The Brain Man (original title Nô Otoko) is a film adaptation of the novel by Shudô Urio with the same title that was published in 2000. Director Tokiyuki Takimoto, mainly known for his film Ikigami (2008), manages to bring Shudô Urio’s story to live for the big screen.
A series of bombings occur in Tokyo and the police, including detective Saya (Yôsuke Eguchi), is thoroughly investigating to find the person responsible for these horrible crimes. When a lead brings them to a deserted warehouse, they encounter a mysterious man (Tôma Ikuta). They take him into custody, thinking he is the culprit. But during interrogation, the man appears to be abnormally intelligent, physically powerful and unable to sense any emotion. Psychiatrist Mariko Mashiya (Yasuko Matsuyuki) becomes fascinated with him as she and her colleague start to wonder if he really is the one they are looking for.
As one can see from the synopsis, The Brain Man is a mystery surrounding an extraordinary person. Tôma Ikuta was cast for the role and does what the story asks of him: portraying a character unable to sense emotion. With an unfocused, yet penetrating stare in his eyes, he portrays the man shrouded in mystery. It makes his role feel kind of empty sometimes, but it nevertheless works somehow as the story progresses.
Even though Ikuta has top billing, Yasuko Matsuyuki, who plays the psychiatrist that examines him, carries the movie. She plays it cool and effectively as we learn her character has her own share of troubles in life. Yôsuke Eguchi portrays the classic tough cop that shouldn’t be messed with. His character lacks depth compared to the other two main actors, but this fortunately doesn’t hurt the plot.

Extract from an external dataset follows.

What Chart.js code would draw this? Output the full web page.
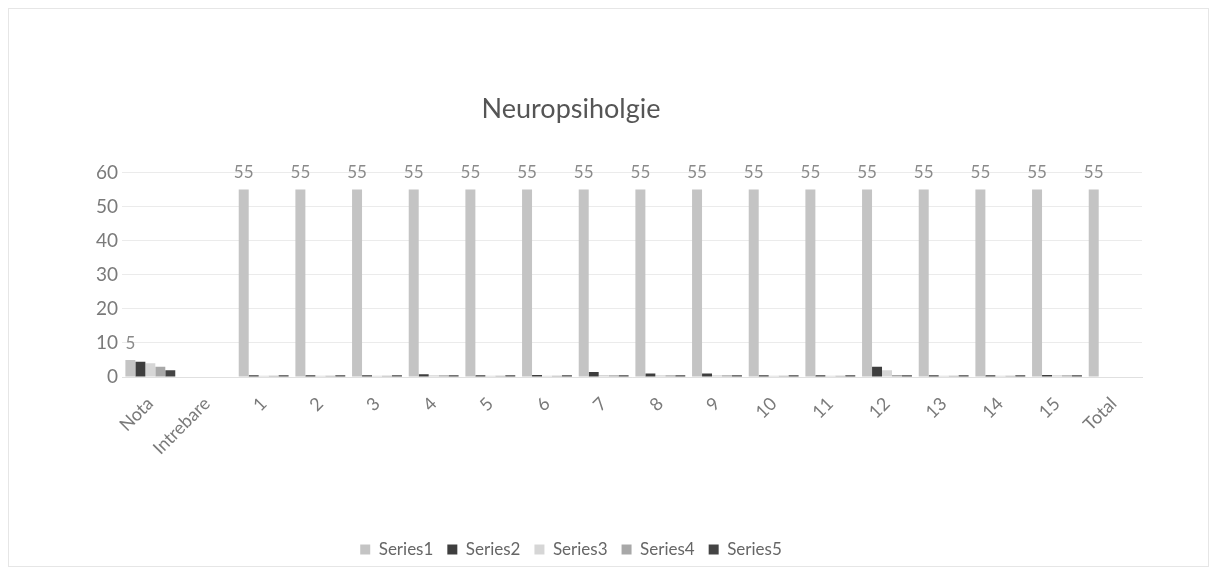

Then there is Fumi Nikaidô (from Lesson of Evil) teamed up with Ôta Rina, portraying two crazy, creepy girls. Nikaidô basically plays the opposite of her character from Lesson of Evil, which is interesting to see, as she is effectively and uncomfortably creepy. But one can’t help but think that it has been done many times before: crazy Japanese girl with a dead yet insane stare in her eyes doing horrific things. Her character is something that appears in more Japanese horror and thriller films so if you have seen many of these, her performance isn’t extraordinary and kind of “same old same old”. Nevertheless, she does manage to handle the role and succeeds in what it requires her to do.
The story starts out as a nice mystery, but switches into a standard thriller in the third act. The mysterious element is what made the film interesting so it is unfortunate that this turn occurs, but it does achieve to remain entertaining throughout. The main problem is that it eventually isn’t able to avoid falling into being a bit too dramatic at a certain point, which the movie could have done without. Fortunately the ending makes up for these weaknesses and wraps up the loose ends.
Director Takimoto doesn’t surprise that much when it comes to the technical aspects of the film, but the camerawork is pretty solid and the editing is smoothly done. The Brain Man turns out being a fun movie experience that satisfies overall, even though it can’t avoid getting a bit melodramatic.